POMDPs

Posted: 2016-11-29 , Modified: 2016-11-29

Tags: none

[ALA16] Open problem - approximate planning of POMDPs in the class of memoryless policies

The relevant matrices/tensors are \(f_T(x'|x,a) = T_{xx'a}\), \(f_R(r|x,a) = \Ga_{xar}\), and \(f_O(y|x) = O_{xy}\). View it two ways.

  1. As an extended MDP, with transition matrix \(P_{(x,a), (y,b)} = T_{yxa}\Pi_{ay}\), \(\om'\) the stationary vector. (I think it’s \(\om' = (I-P^T(PP^T)^{-1}P)e_1\).) We try to maximize \[\max_{\Pi\ge 0, \sum_a \pi(a|y)=1} \sum_{x,a} \om_\pi(x) \sum_y O_{xy} \Pi_{ay} \ol r(x,a).\]
  2. As a MDP with restricted class of policies - a linear subspace, \[ \Pi_{ax} = O_{xy} \Pi_{ay}.\]

We are maximizing over a linear subspace, but the value is not convex in the policy. We can easily get to local min using policy gradient (this is easier than policy gradient because we know all parameters).

Questions:

  1. Why is this nonconvex? Since we are maximizing, actually the question is “why is this nonconcave”? Come up with a simple concrete example where this is nonconvex. Answer (this is not full-rank, but you can change it infinitesimally): Have a state machine that rewards you only if you choose LL or RR, not if you switch. Then the optimal strategy is to always play L or always play R, rather than somewhere in the middle. More complicatedly, you can set up something which rewards the player from playing probabilities close to \(p_1,\ldots, p_k\), so there can be multiple local optima.
  2. Simpler question: Suppose there are only 2 actions each step, and there is no view. Find the best strategy. Bellman’s equation gives \(Q=R + PQ\coltwo{p}{1-p}\). This is a linear equation in \(2|S|\) variables, so the value is a rational function of degree \(\le 2|S|\) in \(p\). I think in general you get rational functions also, but in more variables! Can we reduce from something hard like tensor decomposition to this? The difficulty is writing polynomials as solutions to systems of equations… (The denominator is multilinear if you treat all states as the same… but perhaps you can get a broader class.) Or maybe we can’t just perturb the non-full-rank case, we actually need something far enough from low-rank so that the strategy is not oblivious… (ALA16 don’t restrict to full rank.)
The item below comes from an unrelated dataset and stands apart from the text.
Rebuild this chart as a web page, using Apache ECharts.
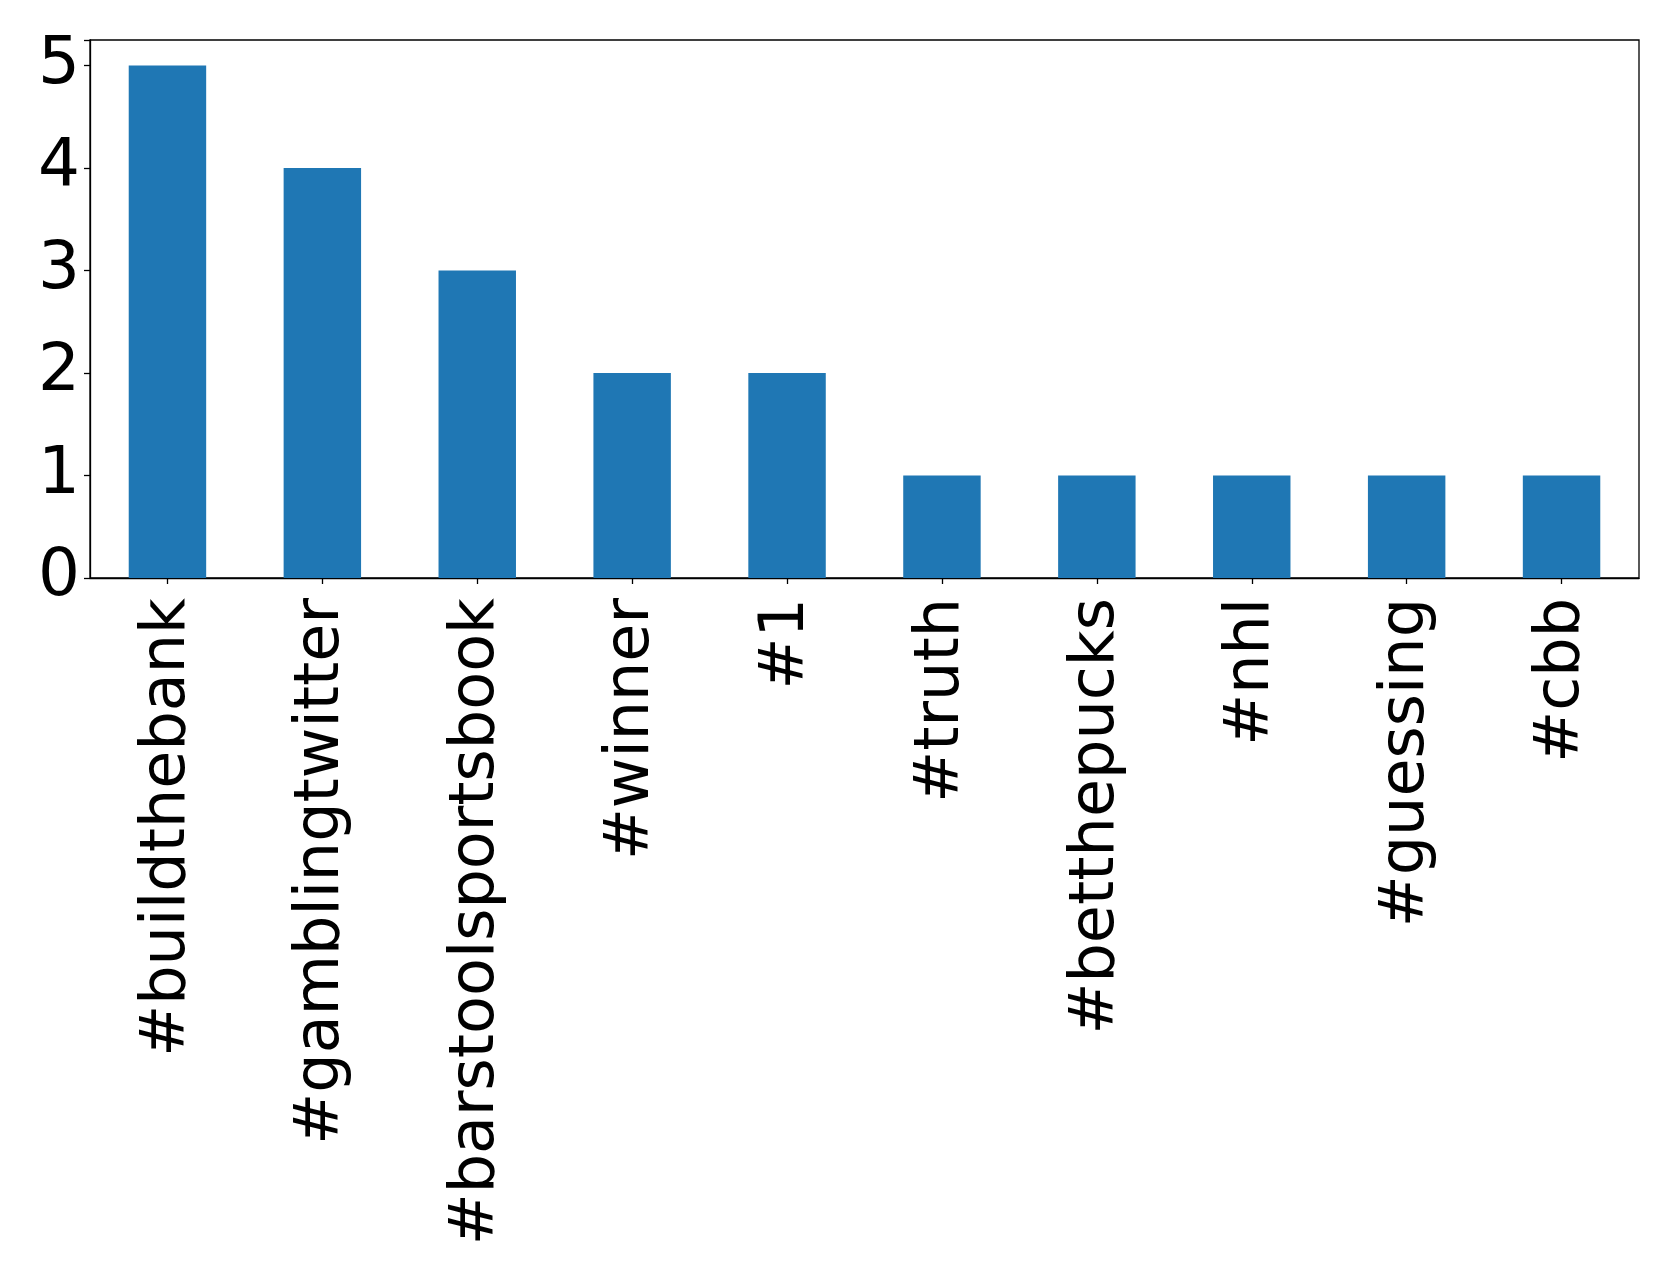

See also Bertsekas on combining states.

The projection in the expression seems messy to deal with.

NP-hardness

Finding the optimal memoryless policy for a POMDP is NP-hard. (Proof: We can reduce from any polynomial optimization problem over the simplex to a POMDP as follows. The observation space is trivial, \(\{1\}\). Then a memoryless policy is just a vector of probabilities for different actions, summing to 1. Note a deterministic POMDP is a finite state machine where the actions correspond to characters read in by the machine. Given a polynomial is degree \(n\), make a POMDP that is stratified in \(n\) layers. For each monomial \(a_{i_1\ldots i_n} x_{i_1}\cdots x_{i_n}\) create a path in the finite state machine that reads in actions \(i_1,\ldots, i_n\), ends in a reward of \(a_{i_1\ldots i_n}\) and then resets. Then the average reward is \(1/n\) times the polynomial.)